As a friend noted on Facebook, Obama’s popularity is falling so fast
that Kenyans are now claiming Obama was born in the United States. This
won’t help that.
Now, he does not say he is in favor of higher gas prices (though his
Secretary of Energy does), but Obama wants Congress to “take ‘immediate
action’ to end tax subsidies for oil and gas companies”
The two subsidies Barack Obama specifically wants Congress to kill are
the “percentage depletion” and “intangible drilling costs (IDCs)” tax
incentives.
Enter Democrat Congressman Dan Boren who explains why doing so would
drive up the cost of oil production, make us more dependent on foreign
oil, and — oh by the way — points out that getting rid of these would
not affect Exxon, Shell, BP, Phillips-Conoco, etc. in the least little
bit.
Boren notes...
Specifically, the Administration is seeking to repeal the “percentage
depletion” and “intangible drilling costs (IDCs)” tax incentives.
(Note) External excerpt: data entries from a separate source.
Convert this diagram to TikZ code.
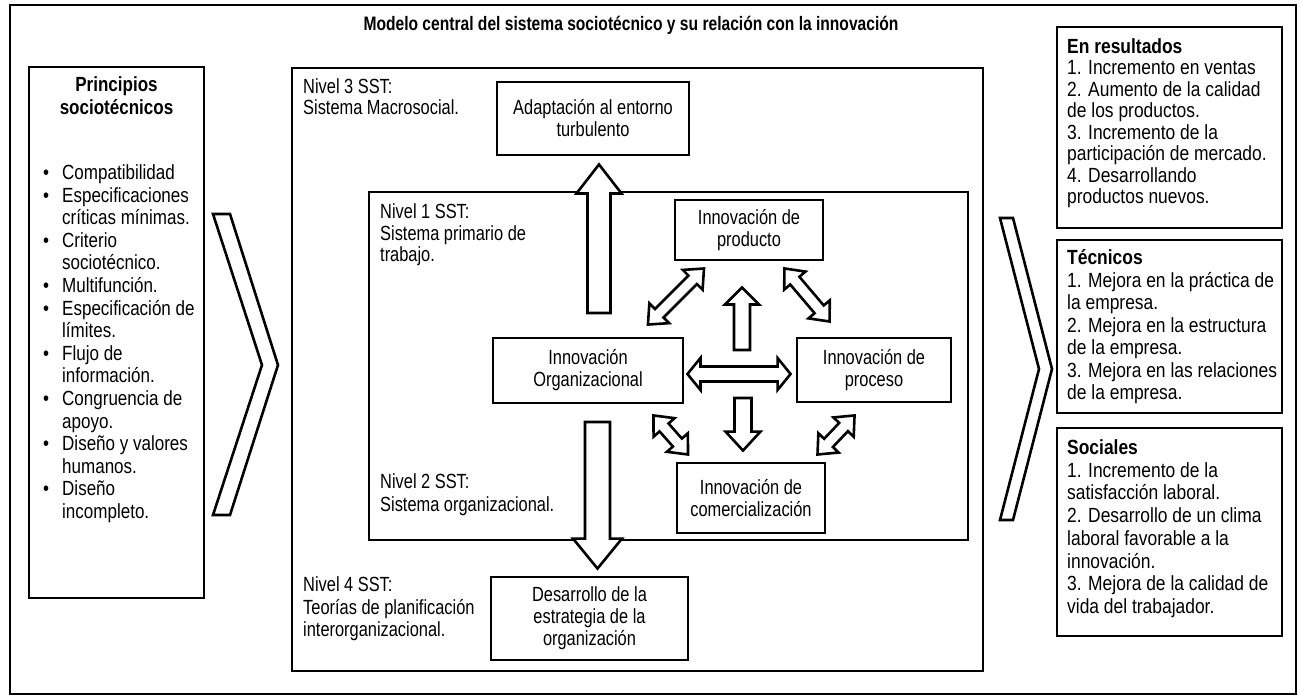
\documentclass[tikz,border=0pt]{standalone}
\usepackage{fontspec}
\setmainfont{Liberation Sans}[FakeStretch=0.80]
\newfontfamily\fontC{Liberation Sans}[FakeStretch=0.80]
\newfontfamily\fontL{Liberation Sans}[FakeStretch=0.83]
\newfontfamily\fontR{Liberation Sans}[FakeStretch=0.85]
\usetikzlibrary{calc}

\newdimen\badx \newdimen\bady
% #1 start coord, #2 end coord, #3 shaft half width, #4 head half width, #5 head length, #6 1=double 0=single
\newcommand{\blockarrow}[6]{%
  \path #1 coordinate (baS) #2 coordinate (baE);%
  \pgfextractx{\badx}{\pgfpointdiff{\pgfpointanchor{baS}{center}}{\pgfpointanchor{baE}{center}}}%
  \pgfextracty{\bady}{\pgfpointdiff{\pgfpointanchor{baS}{center}}{\pgfpointanchor{baE}{center}}}%
  \pgfmathsetmacro{\baang}{atan2(\bady,\badx)}%
  \pgfmathsetmacro{\balen}{veclen(\badx,\bady)}%
  \begin{scope}[shift={(baS)}, rotate=\baang]
    \ifnum#6=1
      \draw[blockarrow] (0,0) -- (#5,#4) -- (#5,#3) -- (\balen-#5,#3) -- (\balen-#5,#4) -- (\balen,0)
        -- (\balen-#5,-#4) -- (\balen-#5,-#3) -- (#5,-#3) -- (#5,-#4) -- cycle;
    \else
      \draw[blockarrow] (0,#3) -- (\balen-#5,#3) -- (\balen-#5,#4) -- (\balen,0)
        -- (\balen-#5,-#4) -- (\balen-#5,-#3) -- (0,-#3) -- cycle;
    \fi
  \end{scope}}

\newcommand{\tl}[2]{{\fontsize{20.5}{#1}\selectfont\begin{tabular}[t]{@{}l@{}}#2\end{tabular}}}
\newcommand{\tc}[2]{{\fontsize{20.5}{#1}\selectfont\begin{tabular}[t]{@{}c@{}}#2\end{tabular}}}

\begin{document}
\begin{tikzpicture}[x=1pt, y=-1pt, line join=miter,
  frame/.style={draw, line width=2.9pt, inner sep=0pt},
  box/.style={draw, line width=2.9pt, fill=white, inner sep=0pt, align=center,
              font=\fontC\fontsize{20.5}{22}\selectfont},
  blockarrow/.style={draw, line width=2.6pt, fill=white, line join=miter},
  txt/.style={inner sep=0pt, font=\fontC},
  txtL/.style={inner sep=0pt, font=\fontL},
  txtR/.style={inner sep=0pt, font=\fontR}]

\fill[white] (0,0) rectangle (1302,697);
\useasboundingbox (0,0) rectangle (1302,697);

% frames
\node[frame, line width=2.6pt, minimum width=1286pt, minimum height=689pt] (outer) at (653,349.5) {};
\node[frame, minimum width=175pt, minimum height=531pt] (left) at (116.5,332.5) {};
\node[frame, minimum width=691pt, minimum height=603pt] (lvl3) at (637.5,369.5) {};
\node[frame, minimum width=599pt, minimum height=348pt] (lvl1) at (668.5,366) {};
\node[frame, minimum width=225pt, minimum height=201pt] (resA) at (1169.5,127.5) {};
\node[frame, minimum width=225pt, minimum height=173pt] (resB) at (1169.5,326.5) {};
\node[frame, minimum width=225pt, minimum height=208pt] (resC) at (1169.5,532) {};

% title
\node[inner sep=0pt, anchor=base, font=\fontC\fontsize{19.5}{22}\selectfont\bfseries] (title) at (631,30)
  {Modelo central del sistema sociotécnico y su relación con la innovación};

% left panel
\node[txtL, anchor=base] (lhead) at (116.5,91.5) {\tc{23}{\bfseries Principios\\\bfseries sociotécnicos}};
\node[txtL, anchor=base west] (lbul) at (43,179.5) {\tl{22.6}{•\\•\\ \\•\\ \\•\\•\\ \\•\\ \\•\\ \\•\\ \\•\\ }};
\node[txtL, anchor=base west] (llist) at (62,179.5) {\tl{22.6}{Compatibilidad\\Especificaciones\\críticas mínimas.\\Criterio\\sociotécnico.\\Multifunción.\\Especificación de\\límites.\\Flujo de\\información.\\Congruencia de\\apoyo.\\Diseño y valores\\humanos.\\Diseño\\incompleto.}};

% level labels
\node[txt, anchor=base west] (n3) at (303,93.5) {\tl{21}{Nivel 3 SST:\\Sistema Macrosocial.}};
\node[txt, anchor=base west] (n1) at (380,218.5) {\tl{21.5}{Nivel 1 SST:\\Sistema primario de\\trabajo.}};
\node[txt, anchor=base west] (n2) at (380,488.5) {\tl{23}{Nivel 2 SST:\\Sistema organizacional.}};
\node[txt, anchor=base west] (n4) at (303,591.5) {\tl{22.5}{Nivel 4 SST:\\Teorías de planificación\\interorganizacional.}};

% boxes
\node[box, minimum width=192pt, minimum height=73pt] (adapt) at (593,118.5) {Adaptación al entorno\\turbulento};
\node[box, minimum width=148pt, minimum height=60pt] (prod) at (749,230) {Innovación de\\producto};
\node[box, minimum width=190pt, minimum height=65pt] (org) at (588,370.5) {Innovación\\Organizacional};
\node[box, minimum width=154pt, minimum height=64pt] (proc) at (874,370) {Innovación de\\proceso};
\node[box, minimum width=148pt, minimum height=70pt] (com) at (751,498) {Innovación de\\comercialización};
\node[box, minimum width=197pt, minimum height=83pt] (des) at (589.5,618.5) {Desarrollo de la\\estrategia de la\\organización};

% right texts
\node[txtR, anchor=base west] (tA) at (1067,53.5) {\tl{21.4}{\textbf{En resultados}\\1. Incremento en ventas\\2. Aumento de la calidad\\de los productos.\\3. Incremento de la\\participación de mercado.\\4. Desarrollando\\productos nuevos.}};
\node[txtR, anchor=base west] (tB) at (1067,264.5) {\tl{22.5}{\textbf{Técnicos}\\1. Mejora en la práctica de\\la empresa.\\2. Mejora en la estructura\\de la empresa.\\3. Mejora en las relaciones\\de la empresa.}};
\node[txtR, anchor=base west] (tC) at (1067,454.5) {\tl{22.7}{\textbf{Sociales}\\1. Incremento de la\\satisfacción laboral.\\2. Desarrollo de un clima\\laboral favorable a la\\innovación.\\3. Mejora de la calidad de\\vida del trabajador.}};

% chevrons
\draw[blockarrow] (213,214) -- (230,214) -- (278,365) -- (230,515) -- (213,515) -- (262,365) -- cycle;
\draw[blockarrow] (1000,218) -- (1013,218) -- (1052,369) -- (1013,520) -- (1000,520) -- (1039,369) -- cycle;

% free ends
\coordinate (bigupS) at (599,313);
\coordinate (bigdnS) at (597.5,422);
\coordinate (smupS) at (742,350);
\coordinate (smdnS) at (743,398);

% block arrows
\blockarrow{(bigupS)}{($(adapt.south)+(6,8)$)}{11.5}{22.5}{29}{0}
\blockarrow{(bigdnS)}{($(des.north)+(8,-7)$)}{12.5}{24.5}{30}{0}
\blockarrow{(smupS)}{($(prod.south)+(-7,26)$)}{8}{17}{17}{0}
\blockarrow{(smdnS)}{($(com.north)+(-8,-11)$)}{8.5}{17.5}{19}{0}
\blockarrow{($(org.east)+(3,3.5)$)}{($(proc.west)+(-5,4)$)}{7.5}{16}{13}{1}
\blockarrow{($(org.north east)+(-36.5,-12)$)}{($(prod.south west)+(30.5,7)$)}{6}{14}{16}{1}
\blockarrow{($(prod.south east)+(-40,7)$)}{($(proc.north west)+(34,-15)$)}{6}{14}{16}{1}
\blockarrow{($(org.south east)+(-31,11)$)}{($(com.north west)+(12.5,-7)$)}{6}{14}{16}{1}
\blockarrow{($(proc.south west)+(59,12)$)}{($(com.north east)+(-9,-7)$)}{6}{14}{16}{1}

\end{tikzpicture}
\end{document}
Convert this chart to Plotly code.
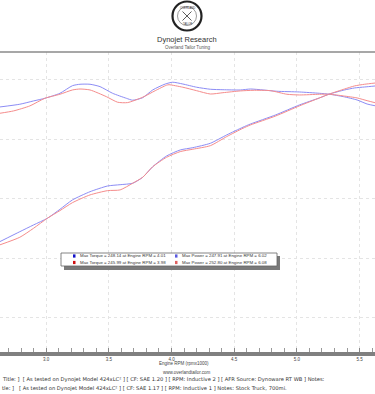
import plotly.graph_objects as go

# ---------------- data ----------------
rpm_tq_blue = [2.63, 2.79, 2.90, 2.99, 3.11, 3.21, 3.27, 3.35, 3.43, 3.53, 3.64, 3.69, 3.77, 3.85, 3.95,
               4.01, 4.09, 4.20, 4.31, 4.41, 4.55, 4.63, 4.73, 4.84, 5.02, 5.18, 5.26, 5.37, 5.48, 5.56, 5.63]
tq_blue = [227.3, 229.6, 232.4, 234.6, 238.8, 245.2, 246.4, 246.4, 244.4, 238.8, 234.6, 233.0, 235.1, 241.6, 246.6,
           248.1, 246.6, 243.9, 242.2, 241.8, 241.6, 242.4, 241.6, 240.5, 239.9, 238.8, 238.0, 236.0, 233.2, 229.8, 228.2]

rpm_tq_red = [2.63, 2.74, 2.87, 2.99, 3.11, 3.21, 3.27, 3.35, 3.48, 3.57, 3.65, 3.77, 3.87, 3.96, 3.98,
              4.09, 4.20, 4.31, 4.41, 4.55, 4.65, 4.79, 4.92, 5.02, 5.18, 5.26, 5.37, 5.48, 5.56, 5.63]
tq_red = [222.0, 224.0, 228.2, 234.6, 238.0, 241.6, 242.4, 241.6, 236.0, 231.3, 231.0, 235.5, 241.0, 245.6, 246.0,
          243.9, 241.0, 238.2, 239.3, 240.8, 241.3, 241.0, 238.0, 237.4, 238.0, 238.0, 236.6, 234.9, 232.6, 230.7]

rpm_hp = [2.63, 2.79, 2.90, 3.01, 3.11, 3.21, 3.35, 3.49, 3.59, 3.69, 3.77, 3.85, 3.96, 4.07, 4.17,
          4.31, 4.44, 4.57, 4.63, 4.83, 5.02, 5.18, 5.26, 5.38, 5.46, 5.54, 5.63]
hp_blue = [114.1, 122.5, 128.2, 133.8, 141.3, 149.2, 156.1, 160.9, 162.0, 163.2, 168.2, 177.1, 186.1, 191.2, 193.1,
           196.8, 203.8, 210.3, 213.0, 220.6, 229.0, 234.9, 238.2, 241.6, 243.3, 244.1, 245.0]
hp_red = [111.4, 117.8, 125.4, 133.8, 140.2, 146.9, 153.4, 157.0, 157.6, 163.2, 168.2, 177.1, 185.0, 189.8, 191.8,
          194.8, 202.4, 209.4, 212.2, 219.7, 228.2, 234.9, 238.2, 242.4, 245.0, 246.4, 247.5]

legend_labels = [
    "Max Torque = 248.14 at Engine RPM = 4.01",
    "Max Power = 247.91 at Engine RPM = 6.02",
    "Max Torque = 245.99 at Engine RPM = 3.98",
    "Max Power = 252.80 at Engine RPM = 6.08",
]
x_ticks = [3.0, 3.5, 4.0, 4.5, 5.0, 5.5]
x_tick_labels = ["3.0", "3.5", "4.0", "4.5", "5.0", "5.5"]
footer_lines = [
    "Title: ]&nbsp;&nbsp;[ As tested on Dynojet Model 424xLC\u00b2 ] [ CF: SAE 1.20 ] [ RPM: Inductive 2 ] [ AFR Source: Dynoware RT WB ] Notes:",
    "tle: ]&nbsp;&nbsp;&nbsp;[ As tested on Dynojet Model 424xLC\u00b2 ] [ CF: SAE 1.17 ] [ RPM: Inductive 1 ] Notes: Stock Truck, 700mi.",
]

# ---------------- layout helpers ----------------
W, H = 375, 394
TOP, BOT = 52, 352


def px(x):
    return x / W


def py(y):
    return (BOT - y) / (BOT - TOP)


BLUE = "rgb(140,140,245)"
RED = "rgb(245,140,140)"
FONT = "Liberation Sans, Arial, sans-serif"
FOOT_FONT = "DejaVu Sans, Verdana, sans-serif"
GRID = "#e4e4e4"

fig = go.Figure()
for xs, ys, c in [(rpm_tq_blue, tq_blue, BLUE), (rpm_tq_red, tq_red, RED),
                  (rpm_hp, hp_blue, BLUE), (rpm_hp, hp_red, RED)]:
    fig.add_trace(go.Scatter(x=xs, y=ys, mode="lines",
                             line=dict(color=c, width=1, shape="spline", smoothing=0.6),
                             hoverinfo="skip", showlegend=False))

shapes = []
# top border line
shapes.append(dict(type="line", xref="paper", yref="paper", x0=0, x1=1, y0=py(52), y1=py(52),
                   line=dict(color="#8a8a8a", width=1.5)))
# legend box shadow + box
shapes.append(dict(type="rect", xref="paper", yref="paper", x0=px(64), x1=px(280), y0=py(270), y1=py(256),
                   fillcolor="#7a7a7a", line=dict(width=0)))
shapes.append(dict(type="rect", xref="paper", yref="paper", x0=px(61), x1=px(277), y0=py(266), y1=py(253),
                   fillcolor="white", line=dict(color="#666", width=0.8)))
marker_cols = [(73, "#1010c8", 256), (175, "#5a5ae0", 256), (73, "#d01010", 262.5), (175, "#e06060", 262.5)]
for mx, mc, my in marker_cols:
    shapes.append(dict(type="rect", xref="paper", yref="paper", x0=px(mx), x1=px(mx + 2.5),
                       y0=py(my + 1.6), y1=py(my - 1.6), fillcolor=mc, line=dict(width=0)))
# logo
shapes.append(dict(type="circle", xref="paper", yref="paper", x0=px(172.5), x1=px(201.5), y0=py(30.5), y1=py(1.5),
                   line=dict(color="#222", width=2.2), fillcolor="white"))
shapes.append(dict(type="circle", xref="paper", yref="paper", x0=px(177.5), x1=px(196.5), y0=py(25.5), y1=py(6.5),
                   line=dict(color="#555", width=0.6)))
shapes.append(dict(type="line", xref="paper", yref="paper", x0=px(182.5), x1=px(191.5), y0=py(11.5), y1=py(20.5),
                   line=dict(color="#333", width=0.8)))
shapes.append(dict(type="line", xref="paper", yref="paper", x0=px(191.5), x1=px(182.5), y0=py(11.5), y1=py(20.5),
                   line=dict(color="#333", width=0.8)))

ann = []


def text(x, y, s, size, color="#333", anchor="center", family=FONT):
    ann.append(dict(xref="paper", yref="paper", x=px(x), y=py(y), text=s, showarrow=False,
                    xanchor=anchor, yanchor="middle", font=dict(size=size, color=color, family=family)))


text(187, 39.3, "Dynojet Research", 7.5, "#333")
text(187, 47.3, "Overland Tailor Tuning", 4.5, "#555")
text(187, 8.5, "OVERLAND", 2.8, "#333")
text(187, 24, "TAILOR", 2.6, "#333")
text(184, 363.3, "Engine RPM (rpmx1000)", 4.5, "#444")
text(187, 372.5, "www.overlandtailor.com", 4.5, "#444")
text(0, 379, footer_lines[0], 5.2, "#333", "left", FOOT_FONT)
text(0, 388, footer_lines[1], 5.2, "#333", "left", FOOT_FONT)
legend_pos = [(78, 256), (180, 256), (78, 262.5), (180, 262.5)]
for (lx, ly), lab in zip(legend_pos, legend_labels):
    text(lx, ly, lab, 4.4, "#333", "left")

fig.update_layout(
    width=W, height=H,
    margin=dict(l=0, r=0, t=TOP, b=H - BOT),
    paper_bgcolor="white", plot_bgcolor="white",
    shapes=shapes, annotations=ann,
    showlegend=False,
    xaxis=dict(range=[2.632, 5.623], tickvals=x_ticks, ticktext=x_tick_labels,
               showgrid=True, gridcolor=GRID, griddash="dot", gridwidth=1,
               showline=True, linecolor="#808080", linewidth=4,
               ticks="inside", ticklen=4, tickcolor="#888", tickwidth=1,
               minor=dict(dtick=0.1, tick0=0, ticks="inside", ticklen=4, tickcolor="#999", showgrid=False),
               tickfont=dict(size=4.5, color="#444", family=FONT), zeroline=False),
    yaxis=dict(range=[21.4, 273.5], dtick=50, tick0=0, showgrid=True, gridcolor=GRID,
               griddash="dot", gridwidth=1, showticklabels=False, zeroline=False, showline=False, ticks=""),
)

fig.write_html("out.html", config={"displayModeBar": False},
               post_script="document.body.style.margin='0';document.body.style.overflow='hidden';")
The
removal of these provisions would negatively affect domestic
independents who utilize them to attract the capital necessary to drill
new oil and gas wells inside the United States. It is estimated that
eliminating percentage depletion and IDCs for domestic independents
would reduce U.S. drilling by 30-40 percent, thereby increasing the
nation’s dependence energy from foreign sources. Furthermore, the major
oil companies are barred by law from receiving percentage depletion
altogether, as it only is given to domestic independent producers. The
IDC preference is only available for domestic drilling activity, and as
the major oil companies drill primarily outside the U.S., the domestic
independent sector of the industry will yet again bear the brunt of
losing this critical provision.
So, getting rid of these would only affect small businesses.